The first playoff hole saw both players find the fairway. Smith played first, missing the green left this time to leave the door open for overnight leader Zunic, who found the green and maintained the smile on his face during arguably the biggest moment of his career.
“I'm pretty happy with everything this week,” Zunic said of his ongoing positivity. “I've come a long way from where I was last week and missing a few cuts, so I'm happy about that.”
Smith’s chip went close as Zunic missed yet another birdie putt, squaring the hole in fours and once again sending the two exhausted young players back to the 18th tee.
The third time around Zunic missed right from the tee, just avoiding the cluster of bunkers, finding a heavy lie in the rough.
Smith, again playing first, missed the green in almost the exact spot he did in regulation leaving the door ajar for Zunic who could only advance the ball to short of the green. The chipping contest that ensued saw Zunic with the longer putt after Smith hit a stunning shot under the pressure of the home fans surrounding the green.
“That second one was a bit nasty, a bit into the grain and just stayed aggressive with it and it paid off,” Smith said of his second chip from almost the same spot.
Unfortunately, for Zunic his three-metre par putt slid by and Smith knocked his in to claim the Joe Kirkwood Cup, a goal he set himself at the start of the year.
“My goals this year were to win one down here and it's nice to tick that one off,” Smith said during the trophy presentation.
Zunic was understandably emotional after the round, having seen not only the title but a regular Tour to play on for 2018 slip through his grasp, but remained upbeat about the positive experience of leading the tournament for much of the week after a bad run of form, that saw him return earlier than planned from Europe in 2017.
“This is why we practice and this is why we dream to play these sort of events and play in front of huge crowds,” Zunic said after the playoff loss. “I loved every minute of it. I had my family in the crowd there and obviously Olivia by my side there, my girlfriend caddying. She was great, she helped me out through the whole way. You know, we did everything we could so that's all I could do.

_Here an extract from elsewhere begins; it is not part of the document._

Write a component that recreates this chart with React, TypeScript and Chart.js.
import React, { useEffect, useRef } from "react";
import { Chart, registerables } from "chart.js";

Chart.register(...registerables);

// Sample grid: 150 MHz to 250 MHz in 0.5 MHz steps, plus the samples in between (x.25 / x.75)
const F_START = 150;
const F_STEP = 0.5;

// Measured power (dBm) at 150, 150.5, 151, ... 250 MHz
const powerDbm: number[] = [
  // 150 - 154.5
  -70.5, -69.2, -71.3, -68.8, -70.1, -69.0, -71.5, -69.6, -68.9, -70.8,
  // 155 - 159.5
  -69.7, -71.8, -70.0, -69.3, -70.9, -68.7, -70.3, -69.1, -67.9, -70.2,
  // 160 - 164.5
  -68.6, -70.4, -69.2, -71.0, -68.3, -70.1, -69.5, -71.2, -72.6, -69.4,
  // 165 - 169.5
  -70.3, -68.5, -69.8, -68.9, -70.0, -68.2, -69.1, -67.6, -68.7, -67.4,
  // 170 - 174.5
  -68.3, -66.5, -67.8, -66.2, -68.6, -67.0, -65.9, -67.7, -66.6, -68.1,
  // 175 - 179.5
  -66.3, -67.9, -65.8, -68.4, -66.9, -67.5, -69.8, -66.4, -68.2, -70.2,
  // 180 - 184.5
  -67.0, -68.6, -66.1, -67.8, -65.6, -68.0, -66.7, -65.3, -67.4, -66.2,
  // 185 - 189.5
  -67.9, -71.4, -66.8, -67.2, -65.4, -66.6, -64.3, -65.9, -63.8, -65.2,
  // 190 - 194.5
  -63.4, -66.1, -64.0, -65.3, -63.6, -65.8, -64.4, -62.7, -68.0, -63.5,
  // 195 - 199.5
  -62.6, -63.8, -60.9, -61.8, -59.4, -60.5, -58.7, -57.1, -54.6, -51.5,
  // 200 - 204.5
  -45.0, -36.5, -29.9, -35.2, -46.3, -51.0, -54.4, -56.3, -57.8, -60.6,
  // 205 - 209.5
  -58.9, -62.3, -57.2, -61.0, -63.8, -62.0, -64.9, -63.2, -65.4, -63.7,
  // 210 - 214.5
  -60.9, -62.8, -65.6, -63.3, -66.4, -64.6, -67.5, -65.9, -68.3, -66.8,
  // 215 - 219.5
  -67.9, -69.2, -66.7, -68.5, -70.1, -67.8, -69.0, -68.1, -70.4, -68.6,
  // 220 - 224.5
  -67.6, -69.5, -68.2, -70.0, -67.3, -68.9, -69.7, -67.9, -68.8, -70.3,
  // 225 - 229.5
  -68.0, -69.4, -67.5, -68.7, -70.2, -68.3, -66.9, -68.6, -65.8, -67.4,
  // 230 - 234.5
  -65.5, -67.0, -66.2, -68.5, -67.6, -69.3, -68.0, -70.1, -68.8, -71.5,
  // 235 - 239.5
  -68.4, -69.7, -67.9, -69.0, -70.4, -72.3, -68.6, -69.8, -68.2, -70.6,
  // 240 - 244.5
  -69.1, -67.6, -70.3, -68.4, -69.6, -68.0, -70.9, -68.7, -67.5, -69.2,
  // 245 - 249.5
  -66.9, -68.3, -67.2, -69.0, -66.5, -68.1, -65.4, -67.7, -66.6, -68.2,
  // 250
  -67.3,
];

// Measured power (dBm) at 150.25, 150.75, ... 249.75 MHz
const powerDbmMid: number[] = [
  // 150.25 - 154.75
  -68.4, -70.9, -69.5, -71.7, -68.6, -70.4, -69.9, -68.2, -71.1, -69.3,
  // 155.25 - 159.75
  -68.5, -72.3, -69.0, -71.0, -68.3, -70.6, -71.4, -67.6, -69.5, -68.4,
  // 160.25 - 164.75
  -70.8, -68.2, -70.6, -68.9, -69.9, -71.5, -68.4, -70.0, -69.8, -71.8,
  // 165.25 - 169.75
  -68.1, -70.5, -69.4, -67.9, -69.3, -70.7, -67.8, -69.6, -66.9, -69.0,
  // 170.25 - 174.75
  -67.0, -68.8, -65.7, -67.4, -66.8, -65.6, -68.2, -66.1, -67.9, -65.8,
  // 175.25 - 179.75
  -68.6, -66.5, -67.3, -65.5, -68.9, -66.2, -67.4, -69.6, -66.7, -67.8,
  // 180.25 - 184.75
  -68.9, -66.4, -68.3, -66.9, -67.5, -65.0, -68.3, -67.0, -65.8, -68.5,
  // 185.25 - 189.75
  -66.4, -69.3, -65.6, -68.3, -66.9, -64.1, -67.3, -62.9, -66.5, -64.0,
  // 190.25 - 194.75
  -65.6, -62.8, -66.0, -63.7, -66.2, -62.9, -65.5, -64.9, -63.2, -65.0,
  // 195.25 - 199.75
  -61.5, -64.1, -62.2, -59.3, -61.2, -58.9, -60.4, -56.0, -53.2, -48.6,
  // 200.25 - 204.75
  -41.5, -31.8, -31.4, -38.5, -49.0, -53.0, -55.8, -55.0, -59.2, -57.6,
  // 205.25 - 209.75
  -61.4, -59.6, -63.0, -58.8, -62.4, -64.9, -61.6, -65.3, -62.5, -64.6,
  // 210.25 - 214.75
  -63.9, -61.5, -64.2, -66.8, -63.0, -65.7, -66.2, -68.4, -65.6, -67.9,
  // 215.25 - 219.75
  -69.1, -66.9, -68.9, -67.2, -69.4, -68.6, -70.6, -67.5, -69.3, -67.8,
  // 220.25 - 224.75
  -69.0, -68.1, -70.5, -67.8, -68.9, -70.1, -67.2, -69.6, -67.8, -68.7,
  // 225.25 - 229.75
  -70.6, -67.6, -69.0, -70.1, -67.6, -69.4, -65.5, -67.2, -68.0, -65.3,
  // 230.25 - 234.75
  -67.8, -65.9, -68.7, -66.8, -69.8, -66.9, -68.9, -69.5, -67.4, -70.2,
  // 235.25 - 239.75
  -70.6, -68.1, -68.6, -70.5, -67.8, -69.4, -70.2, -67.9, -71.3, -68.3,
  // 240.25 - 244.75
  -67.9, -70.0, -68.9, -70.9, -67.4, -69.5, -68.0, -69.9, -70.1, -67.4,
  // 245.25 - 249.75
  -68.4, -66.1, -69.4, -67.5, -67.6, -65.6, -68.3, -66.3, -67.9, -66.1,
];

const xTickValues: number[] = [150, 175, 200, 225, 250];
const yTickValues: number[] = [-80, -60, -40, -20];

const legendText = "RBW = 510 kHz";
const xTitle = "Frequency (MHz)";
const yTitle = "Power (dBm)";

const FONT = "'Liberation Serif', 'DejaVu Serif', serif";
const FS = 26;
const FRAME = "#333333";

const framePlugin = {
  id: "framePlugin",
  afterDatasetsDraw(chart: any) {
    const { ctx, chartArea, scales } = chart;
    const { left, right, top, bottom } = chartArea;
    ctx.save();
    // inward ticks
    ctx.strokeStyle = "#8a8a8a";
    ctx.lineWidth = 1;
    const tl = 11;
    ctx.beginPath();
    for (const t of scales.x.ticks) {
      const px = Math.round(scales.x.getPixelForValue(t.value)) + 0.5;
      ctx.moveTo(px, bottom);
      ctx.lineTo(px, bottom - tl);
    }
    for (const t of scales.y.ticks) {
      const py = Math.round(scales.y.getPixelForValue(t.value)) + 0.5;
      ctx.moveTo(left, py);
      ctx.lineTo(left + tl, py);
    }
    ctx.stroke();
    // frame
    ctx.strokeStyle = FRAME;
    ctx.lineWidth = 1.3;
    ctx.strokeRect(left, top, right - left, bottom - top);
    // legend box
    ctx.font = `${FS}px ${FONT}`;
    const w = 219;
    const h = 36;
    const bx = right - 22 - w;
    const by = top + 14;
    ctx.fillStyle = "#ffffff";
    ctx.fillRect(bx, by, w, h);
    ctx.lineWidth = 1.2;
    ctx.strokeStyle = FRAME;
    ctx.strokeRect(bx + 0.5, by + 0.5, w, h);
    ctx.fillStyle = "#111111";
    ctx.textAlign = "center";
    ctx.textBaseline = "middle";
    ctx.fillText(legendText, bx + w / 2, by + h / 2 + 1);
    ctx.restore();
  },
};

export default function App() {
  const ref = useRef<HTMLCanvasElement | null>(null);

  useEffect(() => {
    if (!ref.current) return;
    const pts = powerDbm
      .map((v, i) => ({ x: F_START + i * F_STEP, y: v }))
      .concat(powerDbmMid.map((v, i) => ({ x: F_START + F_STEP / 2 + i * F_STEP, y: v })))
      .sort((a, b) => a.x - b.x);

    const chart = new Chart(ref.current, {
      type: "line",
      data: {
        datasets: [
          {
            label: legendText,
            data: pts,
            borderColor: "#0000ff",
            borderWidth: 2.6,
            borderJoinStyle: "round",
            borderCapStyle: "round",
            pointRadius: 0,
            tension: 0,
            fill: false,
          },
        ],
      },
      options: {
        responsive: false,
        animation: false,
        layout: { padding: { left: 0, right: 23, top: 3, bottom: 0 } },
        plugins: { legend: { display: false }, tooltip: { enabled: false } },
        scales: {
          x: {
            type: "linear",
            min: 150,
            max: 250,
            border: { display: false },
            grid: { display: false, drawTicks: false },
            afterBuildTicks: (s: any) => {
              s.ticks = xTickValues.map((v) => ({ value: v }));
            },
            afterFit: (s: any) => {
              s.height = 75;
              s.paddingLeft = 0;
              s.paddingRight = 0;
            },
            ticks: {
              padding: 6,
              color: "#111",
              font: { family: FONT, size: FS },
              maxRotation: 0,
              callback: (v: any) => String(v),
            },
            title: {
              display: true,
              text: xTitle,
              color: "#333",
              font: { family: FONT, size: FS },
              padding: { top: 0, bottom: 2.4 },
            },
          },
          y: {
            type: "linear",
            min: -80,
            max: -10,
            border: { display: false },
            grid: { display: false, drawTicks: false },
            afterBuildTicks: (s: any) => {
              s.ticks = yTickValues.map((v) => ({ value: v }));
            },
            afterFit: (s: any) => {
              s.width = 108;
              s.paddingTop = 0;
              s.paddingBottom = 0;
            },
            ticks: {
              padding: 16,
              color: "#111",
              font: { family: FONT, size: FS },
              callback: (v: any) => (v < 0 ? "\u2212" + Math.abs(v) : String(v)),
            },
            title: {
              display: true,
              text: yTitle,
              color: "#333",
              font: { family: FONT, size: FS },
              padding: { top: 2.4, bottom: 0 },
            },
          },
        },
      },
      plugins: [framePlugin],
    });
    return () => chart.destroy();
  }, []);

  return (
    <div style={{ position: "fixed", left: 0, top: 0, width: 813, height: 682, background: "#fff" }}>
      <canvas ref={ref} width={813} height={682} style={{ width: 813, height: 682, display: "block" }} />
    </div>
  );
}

Cam was just too good on the back.”
Like Zunic, Smith and his family were full of emotion after the nerve racking victory, with the former Australian Amateur champion’s parents witnessing him win as a professional for the first time.

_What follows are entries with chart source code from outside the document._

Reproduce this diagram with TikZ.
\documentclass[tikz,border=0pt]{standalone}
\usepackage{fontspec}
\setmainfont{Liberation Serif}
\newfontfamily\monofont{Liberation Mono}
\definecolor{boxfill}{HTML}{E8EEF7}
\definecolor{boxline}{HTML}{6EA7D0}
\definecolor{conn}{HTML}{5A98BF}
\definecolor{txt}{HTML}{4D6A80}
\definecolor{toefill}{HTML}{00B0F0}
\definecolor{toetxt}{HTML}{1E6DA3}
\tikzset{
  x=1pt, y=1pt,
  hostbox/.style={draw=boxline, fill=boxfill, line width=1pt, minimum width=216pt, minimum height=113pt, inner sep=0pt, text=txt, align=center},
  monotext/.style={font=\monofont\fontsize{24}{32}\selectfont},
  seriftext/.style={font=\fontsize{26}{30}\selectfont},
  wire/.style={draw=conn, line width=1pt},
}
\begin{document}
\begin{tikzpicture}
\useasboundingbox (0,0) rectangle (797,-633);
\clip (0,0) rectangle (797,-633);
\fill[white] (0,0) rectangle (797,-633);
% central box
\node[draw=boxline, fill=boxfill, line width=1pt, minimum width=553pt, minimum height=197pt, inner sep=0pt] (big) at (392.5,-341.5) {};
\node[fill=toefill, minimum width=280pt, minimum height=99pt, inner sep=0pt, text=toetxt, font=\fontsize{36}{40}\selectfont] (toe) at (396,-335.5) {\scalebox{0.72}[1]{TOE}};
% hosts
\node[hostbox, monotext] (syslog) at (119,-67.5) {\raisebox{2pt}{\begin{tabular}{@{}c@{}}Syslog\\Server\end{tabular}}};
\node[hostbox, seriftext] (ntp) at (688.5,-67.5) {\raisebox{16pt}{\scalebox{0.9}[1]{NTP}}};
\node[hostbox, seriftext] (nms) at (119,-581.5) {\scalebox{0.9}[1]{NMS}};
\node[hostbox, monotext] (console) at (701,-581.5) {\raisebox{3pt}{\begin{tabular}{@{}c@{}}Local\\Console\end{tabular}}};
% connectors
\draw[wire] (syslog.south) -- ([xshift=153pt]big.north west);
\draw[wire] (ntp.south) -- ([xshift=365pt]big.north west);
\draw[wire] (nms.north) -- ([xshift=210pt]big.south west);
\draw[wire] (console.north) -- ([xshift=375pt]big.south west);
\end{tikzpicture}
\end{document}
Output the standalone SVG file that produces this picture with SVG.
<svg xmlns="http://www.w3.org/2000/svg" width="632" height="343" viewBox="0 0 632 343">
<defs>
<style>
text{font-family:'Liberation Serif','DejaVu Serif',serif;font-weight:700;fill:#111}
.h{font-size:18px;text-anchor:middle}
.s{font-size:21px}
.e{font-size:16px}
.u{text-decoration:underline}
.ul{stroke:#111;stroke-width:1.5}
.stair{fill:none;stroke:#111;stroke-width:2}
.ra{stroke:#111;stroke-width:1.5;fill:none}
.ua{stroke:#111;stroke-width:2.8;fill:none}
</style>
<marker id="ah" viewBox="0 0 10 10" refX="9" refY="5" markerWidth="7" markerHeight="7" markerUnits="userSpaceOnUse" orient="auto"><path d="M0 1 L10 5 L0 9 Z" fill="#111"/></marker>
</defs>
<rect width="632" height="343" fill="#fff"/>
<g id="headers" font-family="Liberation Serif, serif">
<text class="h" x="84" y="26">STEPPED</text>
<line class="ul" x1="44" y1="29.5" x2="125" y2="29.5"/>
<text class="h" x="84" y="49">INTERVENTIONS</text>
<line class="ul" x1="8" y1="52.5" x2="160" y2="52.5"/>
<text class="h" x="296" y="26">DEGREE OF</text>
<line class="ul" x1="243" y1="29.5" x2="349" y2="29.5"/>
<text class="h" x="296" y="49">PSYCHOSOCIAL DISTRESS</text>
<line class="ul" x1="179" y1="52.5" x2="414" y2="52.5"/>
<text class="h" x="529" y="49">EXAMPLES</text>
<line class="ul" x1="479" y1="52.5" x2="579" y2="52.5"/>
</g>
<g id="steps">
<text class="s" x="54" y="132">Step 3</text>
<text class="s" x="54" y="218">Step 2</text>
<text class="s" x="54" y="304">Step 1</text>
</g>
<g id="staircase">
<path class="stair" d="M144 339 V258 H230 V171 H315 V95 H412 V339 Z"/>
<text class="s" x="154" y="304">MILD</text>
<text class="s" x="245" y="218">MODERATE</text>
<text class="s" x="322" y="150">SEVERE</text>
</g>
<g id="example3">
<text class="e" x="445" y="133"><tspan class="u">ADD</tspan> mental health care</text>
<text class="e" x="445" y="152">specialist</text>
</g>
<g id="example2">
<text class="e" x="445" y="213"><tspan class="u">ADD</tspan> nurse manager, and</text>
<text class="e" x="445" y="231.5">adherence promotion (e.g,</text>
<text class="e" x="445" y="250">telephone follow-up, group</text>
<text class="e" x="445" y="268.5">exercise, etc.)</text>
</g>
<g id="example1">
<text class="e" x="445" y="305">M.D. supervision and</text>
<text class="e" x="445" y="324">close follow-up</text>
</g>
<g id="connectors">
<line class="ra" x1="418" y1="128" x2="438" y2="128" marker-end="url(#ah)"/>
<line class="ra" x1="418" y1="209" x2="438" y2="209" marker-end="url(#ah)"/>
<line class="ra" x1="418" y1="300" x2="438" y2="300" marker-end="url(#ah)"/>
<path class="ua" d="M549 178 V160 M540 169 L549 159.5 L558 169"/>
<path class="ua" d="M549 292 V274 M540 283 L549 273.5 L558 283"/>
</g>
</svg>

“Neither my mum or dad were there for the win in New Orleans,” Smith said. “To be able to win in front of them and in front of other family and friends, and then winning in Queensland makes it so much more special to me.”
The win by Smith and his fourth place finish just a week earlier at the Australian Open, an event he lost in a playoff in 2016, perhaps signals the beginning of a changing of the guard, from Smith’s boyhood idols Jason Day and Adam Scott to the next generation. With Smith planning to support his home Tour in the mould of fellow Queenslander Scott.
“This will be on my schedule as long as I have my card and full status in the U.S,” Smith said. “I'll definitely come back down here and play two or three that are here, for sure.”
“It's pretty incredible. I think Seve's on there, too,” Smith said reading the names on the Kirkwood Cup. “So, to be on the same trophy as those guys, Seve and Mr. Norman, Wayne Grady, Pete Senior, Brett Ogle, yeah, the list goes on. To be on the same trophy and those guys, I just hope I can do half as much with my golf as they did with theirs.”
Despite Smith’s modesty his impressive body of work early in his professional career suggests his name won’t be out of place among such impressive company when all is said and done.
Not bad for a kid from Wantima Country Club.